## STATED GOAL:
What do the lines from the top of the data through the line with "W, H = 1017, 581" say? Quote them exactly and include both ends.

## Start GIVEN DATA

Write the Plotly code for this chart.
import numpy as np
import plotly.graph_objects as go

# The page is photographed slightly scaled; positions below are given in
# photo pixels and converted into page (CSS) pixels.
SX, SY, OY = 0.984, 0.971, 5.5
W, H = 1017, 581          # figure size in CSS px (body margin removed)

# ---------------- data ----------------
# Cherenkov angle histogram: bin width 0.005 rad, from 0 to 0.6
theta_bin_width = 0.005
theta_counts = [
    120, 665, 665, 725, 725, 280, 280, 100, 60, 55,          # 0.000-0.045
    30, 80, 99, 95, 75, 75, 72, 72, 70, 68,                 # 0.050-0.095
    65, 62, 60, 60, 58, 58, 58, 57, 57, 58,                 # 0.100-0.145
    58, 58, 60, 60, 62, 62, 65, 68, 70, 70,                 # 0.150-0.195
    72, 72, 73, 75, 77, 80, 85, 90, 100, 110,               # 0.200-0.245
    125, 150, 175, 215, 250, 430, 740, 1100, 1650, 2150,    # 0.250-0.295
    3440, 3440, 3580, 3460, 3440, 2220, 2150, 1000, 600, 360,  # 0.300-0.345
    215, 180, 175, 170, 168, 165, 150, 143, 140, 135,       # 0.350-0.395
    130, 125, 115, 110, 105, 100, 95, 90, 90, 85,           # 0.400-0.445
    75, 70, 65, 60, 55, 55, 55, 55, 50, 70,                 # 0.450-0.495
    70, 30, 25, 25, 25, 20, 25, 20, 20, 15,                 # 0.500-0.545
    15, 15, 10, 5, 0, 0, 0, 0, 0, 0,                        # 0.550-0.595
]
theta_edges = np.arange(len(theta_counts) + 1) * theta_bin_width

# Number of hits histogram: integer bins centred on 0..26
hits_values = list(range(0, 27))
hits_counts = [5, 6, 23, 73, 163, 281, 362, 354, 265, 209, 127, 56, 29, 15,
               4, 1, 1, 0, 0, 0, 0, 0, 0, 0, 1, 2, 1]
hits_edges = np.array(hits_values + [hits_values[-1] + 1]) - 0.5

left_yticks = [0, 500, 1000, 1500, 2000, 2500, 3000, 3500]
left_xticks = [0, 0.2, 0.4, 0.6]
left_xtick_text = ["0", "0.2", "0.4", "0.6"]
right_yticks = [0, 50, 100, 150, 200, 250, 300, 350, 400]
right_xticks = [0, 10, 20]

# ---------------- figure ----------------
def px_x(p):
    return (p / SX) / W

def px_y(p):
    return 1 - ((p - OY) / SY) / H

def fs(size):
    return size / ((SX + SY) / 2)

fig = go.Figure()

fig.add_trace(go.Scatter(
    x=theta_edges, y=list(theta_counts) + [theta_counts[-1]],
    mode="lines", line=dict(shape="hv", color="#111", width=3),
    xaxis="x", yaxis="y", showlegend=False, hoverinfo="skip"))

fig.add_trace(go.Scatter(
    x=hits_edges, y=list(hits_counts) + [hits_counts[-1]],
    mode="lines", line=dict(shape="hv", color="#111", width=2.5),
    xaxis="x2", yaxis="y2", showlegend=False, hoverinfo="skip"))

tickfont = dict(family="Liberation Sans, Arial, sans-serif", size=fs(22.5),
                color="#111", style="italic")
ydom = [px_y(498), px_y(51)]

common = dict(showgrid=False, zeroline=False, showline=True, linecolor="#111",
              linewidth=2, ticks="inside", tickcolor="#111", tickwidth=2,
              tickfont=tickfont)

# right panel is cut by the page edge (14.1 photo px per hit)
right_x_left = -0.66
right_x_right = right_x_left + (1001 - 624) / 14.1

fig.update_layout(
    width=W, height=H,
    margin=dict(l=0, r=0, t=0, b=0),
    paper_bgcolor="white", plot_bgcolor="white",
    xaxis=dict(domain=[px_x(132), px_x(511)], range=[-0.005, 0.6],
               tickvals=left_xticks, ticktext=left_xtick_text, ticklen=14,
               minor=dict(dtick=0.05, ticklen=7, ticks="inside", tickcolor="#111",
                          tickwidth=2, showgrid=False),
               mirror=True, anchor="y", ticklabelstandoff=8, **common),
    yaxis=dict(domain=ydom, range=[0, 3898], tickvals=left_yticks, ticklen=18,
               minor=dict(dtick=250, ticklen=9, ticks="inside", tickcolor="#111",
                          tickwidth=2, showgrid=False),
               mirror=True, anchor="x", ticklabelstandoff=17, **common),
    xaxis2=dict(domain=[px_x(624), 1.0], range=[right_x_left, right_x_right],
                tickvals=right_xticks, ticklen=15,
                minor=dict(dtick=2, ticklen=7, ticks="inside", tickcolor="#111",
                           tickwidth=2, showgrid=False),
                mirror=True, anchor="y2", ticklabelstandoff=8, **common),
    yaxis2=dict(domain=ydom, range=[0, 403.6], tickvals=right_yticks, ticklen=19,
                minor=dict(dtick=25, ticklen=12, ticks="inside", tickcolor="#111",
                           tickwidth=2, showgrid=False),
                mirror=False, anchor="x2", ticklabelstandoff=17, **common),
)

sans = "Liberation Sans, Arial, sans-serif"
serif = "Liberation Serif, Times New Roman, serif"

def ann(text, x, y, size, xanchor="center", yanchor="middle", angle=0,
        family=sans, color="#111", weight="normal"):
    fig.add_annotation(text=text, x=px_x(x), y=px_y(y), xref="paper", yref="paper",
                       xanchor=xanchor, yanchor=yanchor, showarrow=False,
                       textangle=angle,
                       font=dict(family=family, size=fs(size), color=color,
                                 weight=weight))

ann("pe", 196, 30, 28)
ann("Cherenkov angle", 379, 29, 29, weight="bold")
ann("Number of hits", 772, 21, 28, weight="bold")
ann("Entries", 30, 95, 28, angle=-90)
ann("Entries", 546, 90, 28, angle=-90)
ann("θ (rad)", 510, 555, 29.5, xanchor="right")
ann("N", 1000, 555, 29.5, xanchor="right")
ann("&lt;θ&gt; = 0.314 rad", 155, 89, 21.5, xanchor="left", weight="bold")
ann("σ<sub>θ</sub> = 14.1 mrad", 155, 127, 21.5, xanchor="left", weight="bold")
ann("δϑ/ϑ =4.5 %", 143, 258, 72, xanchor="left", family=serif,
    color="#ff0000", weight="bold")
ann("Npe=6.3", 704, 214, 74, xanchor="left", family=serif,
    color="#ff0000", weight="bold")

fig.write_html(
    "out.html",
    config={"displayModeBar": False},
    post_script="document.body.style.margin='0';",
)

## End GIVEN DATA

## RESULT OF THIS EXERCISE:
Write the Plotly code for this chart.
import numpy as np
import plotly.graph_objects as go

# The page is photographed slightly scaled; positions below are given in
# photo pixels and converted into page (CSS) pixels.
SX, SY, OY = 0.984, 0.971, 5.5
W, H = 1017, 581          # figure size in CSS px (body margin removed)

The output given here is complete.